Her şeyden önce Erdoğan’ın AK Parti genel başkanı olarak 3 Kasım 2002 genel seçimlerine siyasi yasaklı olarak girdiğini, aday olamadığını hatırlayalım. Siirt’te seçimlerin yenilenmesi öncesinde Deniz Baykal’ın desteği ile siyasi yasak kaldırılmış, Erdoğan seçim kanununu ihlal etmek pahasına oradan aday olmuş ve Meclis’e girmişti. Batı sisteminin Türkiye içindeki örgütlenmesi ve yetenekleri, o zamanlar kimin ülkeyi yöneteceğini tayin etmeye izin verecek düzeydeydi. O zamanlar Tanrılar öyle istediği zaman öyle oluyordu. Erdoğan’a siyasi güç getiren şey mahkum olması, hapse girmesi değildi. Aksine onu iktidarda görmeye karar vermiş uluslararası güçler ve onların içerideki dayanağı olan sistem içi aktörler, bir siyasal denklem oluşturmuş ve mahkumiyet kararını geçersiz kılabilmişti.

Bugün Tanrılar İmamoğlu’na işaret ediyorlar. Ancak bu kez siyasi yasak mahkumiyeti alması halinde, o yasağı kaldırmaya ve yasaları paspas etme pahasına İmamoğlu’nun önünü açmaya istekli bir sistem içi güçler dengesi bulunmuyor. Batılı Tanrılar artık Türkiye’nin iç siyasetini “dizayn etme” yetenekleri bakımından hamurdan putlara döndüler. Öte yandan Kılıçdaroğlu, İmamoğlu hakkındaki kararın kesinleşmesi halinde 6+ masa tabanında ancak kısmi bir tepki oluşacağını hesaplıyor olmalıdır. Çünkü 6+ masanın Cumhurbaşkanı adayı konusunda kendi arasında bir uzlaşma eksikliği bulunuyor. Kılıçdaroğlu’nun adaylık arzusunu açıkça ortaya koyması da gösteriyor ki, İmamoğlu’nun siyasi yasağa mahkum edilmesi, 6+ masadaki herkesi değil, Meral Akşener’i ve İmamoğlu’ndan yeni bir mehdi çıkarmaya çalışan muhalif kamuoyunun bir kesimini üzecektir. Bu noktada Kılıçdaroğlu’nun adaylık iddiasını sürdürmekteki ısrarı, Erdoğan’ın her şart altında seçimi kaybedeceğine, kendisinin veya bir başkasının adaylığının sonucu etkilemeyeceğine inanmış olmasından geliyor. Madem kim aday olsa kazanacak, o halde neden siyasi hayatının bu ilk zaferini İmamoğlu’na kaptırsın ki!

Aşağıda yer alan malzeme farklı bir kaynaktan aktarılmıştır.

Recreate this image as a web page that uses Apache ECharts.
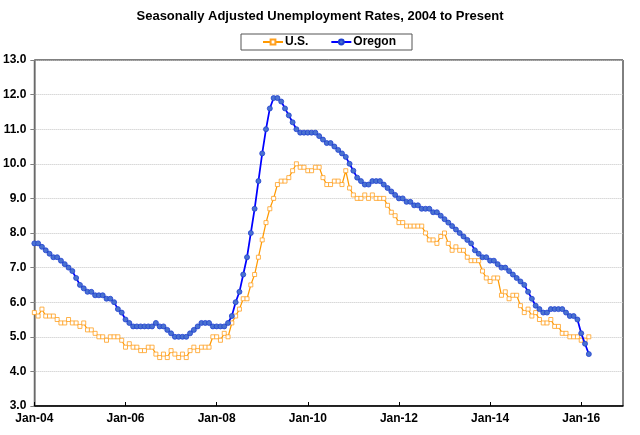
<!DOCTYPE html>
<html>
<head>
<meta charset="utf-8">
<script src="https://cdn.jsdelivr.net/npm/echarts@6/dist/echarts.min.js"></script>
<style>
html,body{margin:0;padding:0;background:#fff;}
#chart{width:640px;height:435px;}
</style>
</head>
<body>
<div id="chart"></div>
<script>
const titleText = 'Seasonally Adjusted Unemployment Rates, 2004 to Present';
const monthNames = ['Jan','Feb','Mar','Apr','May','Jun','Jul','Aug','Sep','Oct','Nov','Dec'];
const yearLabels = ['04','05','06','07','08','09','10','11','12','13','14','15','16'];
const yTickMin = 3, yTickMax = 13, yTickStep = 1;

// U.S., Jan 2004 - Mar 2016
const usRate = [
  5.7,5.6,5.8,5.6,5.6,5.6,5.5,5.4,5.4,5.5,5.4,5.4,
  5.3,5.4,5.2,5.2,5.1,5.0,5.0,4.9,5.0,5.0,5.0,4.9,
  4.7,4.8,4.7,4.7,4.6,4.6,4.7,4.7,4.5,4.4,4.5,4.4,
  4.6,4.5,4.4,4.5,4.4,4.6,4.7,4.6,4.7,4.7,4.7,5.0,
  5.0,4.9,5.1,5.0,5.4,5.6,5.8,6.1,6.1,6.5,6.8,7.3,
  7.8,8.3,8.7,9.0,9.4,9.5,9.5,9.6,9.8,10.0,9.9,9.9,
  9.8,9.8,9.9,9.9,9.6,9.4,9.4,9.5,9.5,9.4,9.8,9.3,
  9.1,9.0,9.0,9.1,9.0,9.1,9.0,9.0,9.0,8.8,8.6,8.5,
  8.3,8.3,8.2,8.2,8.2,8.2,8.2,8.0,7.8,7.8,7.7,7.9,
  8.0,7.7,7.5,7.6,7.5,7.5,7.3,7.2,7.2,7.2,6.9,6.7,
  6.6,6.7,6.7,6.2,6.3,6.1,6.2,6.2,5.9,5.7,5.8,5.6,
  5.7,5.5,5.4,5.4,5.5,5.3,5.3,5.1,5.1,5.0,5.0,5.0,
  4.9,4.9,5.0
];

// Oregon, Jan 2004 - Mar 2016
const oregonRate = [
  7.7,7.7,7.6,7.5,7.4,7.3,7.3,7.2,7.1,7.0,6.9,6.7,
  6.5,6.4,6.3,6.3,6.2,6.2,6.2,6.1,6.1,6.0,5.8,5.7,
  5.5,5.4,5.3,5.3,5.3,5.3,5.3,5.3,5.4,5.3,5.3,5.2,
  5.1,5.0,5.0,5.0,5.0,5.1,5.2,5.3,5.4,5.4,5.4,5.3,
  5.3,5.3,5.3,5.4,5.6,6.0,6.3,6.8,7.3,8.0,8.7,9.5,
  10.3,11.0,11.6,11.9,11.9,11.8,11.6,11.4,11.2,11.0,10.9,10.9,
  10.9,10.9,10.9,10.8,10.7,10.6,10.6,10.5,10.4,10.3,10.2,10.0,
  9.8,9.6,9.5,9.4,9.4,9.5,9.5,9.5,9.4,9.3,9.2,9.1,
  9.0,9.0,8.9,8.9,8.8,8.8,8.7,8.7,8.7,8.6,8.6,8.5,
  8.4,8.3,8.2,8.1,8.0,7.9,7.8,7.7,7.5,7.4,7.3,7.3,
  7.2,7.2,7.1,7.0,7.0,6.9,6.8,6.7,6.6,6.5,6.3,6.1,
  5.9,5.8,5.7,5.7,5.8,5.8,5.8,5.8,5.7,5.6,5.6,5.5,
  5.1,4.8,4.5
];

const categories = [];
yearLabels.forEach(y => monthNames.forEach(m => categories.push(m + '-' + y)));

const FONT = 'Liberation Sans, Arial, sans-serif';
const chart = echarts.init(document.getElementById('chart'), null, {renderer: 'canvas'});
chart.setOption({
  animation: false,
  backgroundColor: '#fff',
  title: {
    text: titleText,
    left: 'center',
    top: 10,
    padding: 0,
    textStyle: {fontFamily: FONT, fontSize: 13, fontWeight: 'bold', color: '#000'}
  },
  legend: {
    left: 241,
    top: 34,
    padding: [2, 16, 2, 21],
    itemWidth: 20,
    itemHeight: 6,
    itemGap: 22,
    borderColor: '#555',
    borderWidth: 1,
    textStyle: {fontFamily: FONT, fontSize: 12, fontWeight: 'bold', color: '#000', padding: [0,0,0,-3]},
    data: ['U.S.', 'Oregon']
  },
  grid: {
    left: 32, right: 17, top: 60, bottom: 29,
    show: true, borderColor: '#000', borderWidth: 1,
    containLabel: false
  },
  xAxis: {
    type: 'category',
    data: categories,
    boundaryGap: false,
    axisLine: {lineStyle: {color: '#000', width: 1.5}},
    axisTick: {show: true, inside: true, length: 4, interval: 23, lineStyle: {color: '#000'}},
    axisLabel: {interval: 23, margin: 7, fontFamily: FONT, fontSize: 12, fontWeight: 'bold', color: '#000'},
    splitLine: {show: false}
  },
  yAxis: {
    type: 'value',
    min: yTickMin, max: yTickMax, interval: yTickStep,
    axisLine: {show: true, lineStyle: {color: '#808080', width: 1.5}},
    axisTick: {show: true, length: 4, lineStyle: {color: '#808080'}},
    axisLabel: {margin: 8, fontFamily: FONT, fontSize: 12, fontWeight: 'bold', color: '#000',
      formatter: v => v.toFixed(1)},
    splitLine: {show: true, lineStyle: {color: '#c4c4c4', type: [1, 1], width: 1}}
  },
  series: [
    {
      name: 'U.S.',
      type: 'line',
      data: usRate,
      showAllSymbol: true,
      symbol: 'rect',
      symbolSize: 4,
      lineStyle: {color: '#FF9900', width: 1.25},
      itemStyle: {color: '#FFFFFF', borderColor: '#FFA020', borderWidth: 0.8},
      z: 2
    },
    {
      name: 'Oregon',
      type: 'line',
      data: oregonRate,
      showAllSymbol: true,
      symbol: 'circle',
      symbolSize: 5,
      lineStyle: {color: '#0000FF', width: 1.75},
      itemStyle: {color: '#4a72d0', borderColor: '#2040d0', borderWidth: 0.8},
      z: 3
    }
  ]
});
</script>
</body>
</html>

Sonuç olarak, İmamoğlu hakkındaki mahkeme kararının seçim öncesi dengeleri değiştirdiğine ilişkin ilk değerlendirmeler doğru, ama ne yöne doğru değiştirdiğine ilişkin bütün değerlendirmeler fazlasıyla aceleci görünüyor. Eğer İmamoğlu’na siyasi yasak gelirse, 6+ masanın bölünerek (ikinci tura kalma halinde ortak aday konusunu yeniden görüşmek üzere) seçimlere iki adayla gitmesi ihtimal dışı değildir.